** START SUPPLIED ENTRIES **

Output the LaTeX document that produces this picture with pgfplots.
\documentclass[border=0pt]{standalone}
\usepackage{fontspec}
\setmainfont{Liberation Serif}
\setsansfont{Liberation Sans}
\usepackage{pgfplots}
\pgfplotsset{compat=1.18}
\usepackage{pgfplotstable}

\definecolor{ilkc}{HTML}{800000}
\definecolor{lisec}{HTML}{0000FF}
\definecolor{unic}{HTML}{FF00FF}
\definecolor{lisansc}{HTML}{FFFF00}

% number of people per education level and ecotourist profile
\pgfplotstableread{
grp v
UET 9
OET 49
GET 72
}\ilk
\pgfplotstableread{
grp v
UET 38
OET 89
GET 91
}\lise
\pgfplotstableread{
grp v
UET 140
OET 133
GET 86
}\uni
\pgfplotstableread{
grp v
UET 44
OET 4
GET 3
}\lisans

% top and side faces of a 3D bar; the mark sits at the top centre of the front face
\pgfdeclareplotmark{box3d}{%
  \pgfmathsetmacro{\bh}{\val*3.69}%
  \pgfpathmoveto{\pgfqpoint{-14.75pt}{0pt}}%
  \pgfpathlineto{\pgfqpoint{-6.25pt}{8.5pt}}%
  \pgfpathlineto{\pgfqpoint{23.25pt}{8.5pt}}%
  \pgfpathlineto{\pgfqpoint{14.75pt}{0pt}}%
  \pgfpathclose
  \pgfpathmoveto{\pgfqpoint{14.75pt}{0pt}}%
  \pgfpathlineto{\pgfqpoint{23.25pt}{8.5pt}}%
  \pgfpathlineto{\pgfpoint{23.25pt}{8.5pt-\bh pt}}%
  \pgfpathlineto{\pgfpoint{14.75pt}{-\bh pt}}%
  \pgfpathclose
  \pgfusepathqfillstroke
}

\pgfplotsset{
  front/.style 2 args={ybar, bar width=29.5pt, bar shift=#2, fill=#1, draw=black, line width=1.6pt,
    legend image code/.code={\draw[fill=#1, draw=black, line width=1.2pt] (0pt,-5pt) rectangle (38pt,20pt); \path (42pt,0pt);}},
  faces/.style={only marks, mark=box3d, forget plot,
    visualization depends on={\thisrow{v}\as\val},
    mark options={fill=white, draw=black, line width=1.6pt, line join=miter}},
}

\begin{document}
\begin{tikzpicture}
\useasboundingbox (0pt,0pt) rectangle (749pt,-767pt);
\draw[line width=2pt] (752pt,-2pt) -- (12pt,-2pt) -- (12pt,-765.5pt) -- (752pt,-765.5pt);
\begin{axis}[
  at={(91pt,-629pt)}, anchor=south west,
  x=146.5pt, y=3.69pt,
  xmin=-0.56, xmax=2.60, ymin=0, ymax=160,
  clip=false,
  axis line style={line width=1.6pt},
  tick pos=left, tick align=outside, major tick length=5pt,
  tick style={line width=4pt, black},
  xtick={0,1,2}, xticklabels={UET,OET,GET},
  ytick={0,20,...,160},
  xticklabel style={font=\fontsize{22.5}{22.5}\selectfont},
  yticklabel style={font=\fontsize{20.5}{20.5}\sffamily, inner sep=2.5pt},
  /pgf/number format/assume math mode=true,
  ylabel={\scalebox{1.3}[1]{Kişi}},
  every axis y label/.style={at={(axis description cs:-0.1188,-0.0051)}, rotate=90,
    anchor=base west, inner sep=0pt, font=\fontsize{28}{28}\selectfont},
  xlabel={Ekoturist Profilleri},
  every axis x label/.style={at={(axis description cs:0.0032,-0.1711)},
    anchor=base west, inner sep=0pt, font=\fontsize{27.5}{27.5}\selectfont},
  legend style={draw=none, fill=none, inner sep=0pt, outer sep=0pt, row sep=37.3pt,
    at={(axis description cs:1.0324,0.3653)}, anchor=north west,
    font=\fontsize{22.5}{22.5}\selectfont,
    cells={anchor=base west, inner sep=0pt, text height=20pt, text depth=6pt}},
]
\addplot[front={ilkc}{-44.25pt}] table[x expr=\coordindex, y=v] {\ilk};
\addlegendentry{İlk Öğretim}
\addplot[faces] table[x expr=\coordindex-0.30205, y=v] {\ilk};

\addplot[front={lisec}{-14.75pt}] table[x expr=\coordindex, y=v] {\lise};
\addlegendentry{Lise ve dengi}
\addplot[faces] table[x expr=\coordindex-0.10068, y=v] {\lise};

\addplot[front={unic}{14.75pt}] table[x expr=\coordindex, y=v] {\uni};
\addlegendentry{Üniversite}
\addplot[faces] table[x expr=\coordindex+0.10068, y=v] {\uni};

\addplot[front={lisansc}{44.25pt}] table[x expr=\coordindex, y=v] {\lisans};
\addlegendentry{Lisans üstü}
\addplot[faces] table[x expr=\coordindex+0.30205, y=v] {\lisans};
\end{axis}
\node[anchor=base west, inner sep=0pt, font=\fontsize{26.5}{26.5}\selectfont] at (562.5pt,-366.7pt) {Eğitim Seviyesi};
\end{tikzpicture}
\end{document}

** END SUPPLIED ENTRIES **
** START SUPPLIED ENTRIES **

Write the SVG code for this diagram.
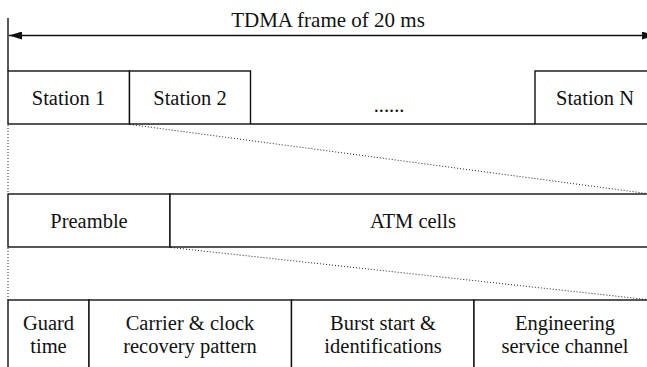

** END SUPPLIED ENTRIES **
** START SUPPLIED ENTRIES **

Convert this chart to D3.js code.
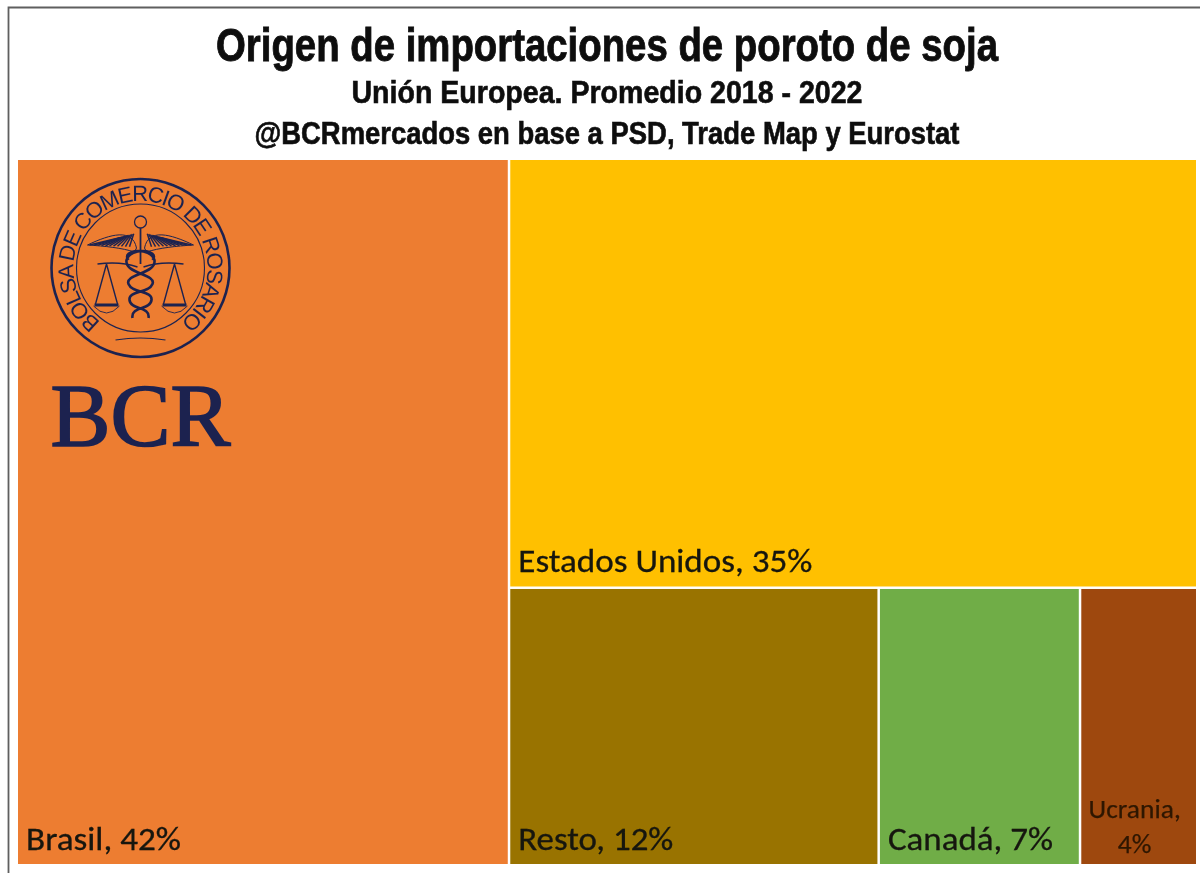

** END SUPPLIED ENTRIES **

§ SET TASK
Copy every line above that includes the string "code".

§ ANSWER TO THE TASK
    legend image code/.code={\draw[fill=#1, draw=black, line width=1.2pt] (0pt,-5pt) rectangle (38pt,20pt); \path (42pt,0pt);}},
Write the SVG code for this diagram.
Convert this chart to D3.js code.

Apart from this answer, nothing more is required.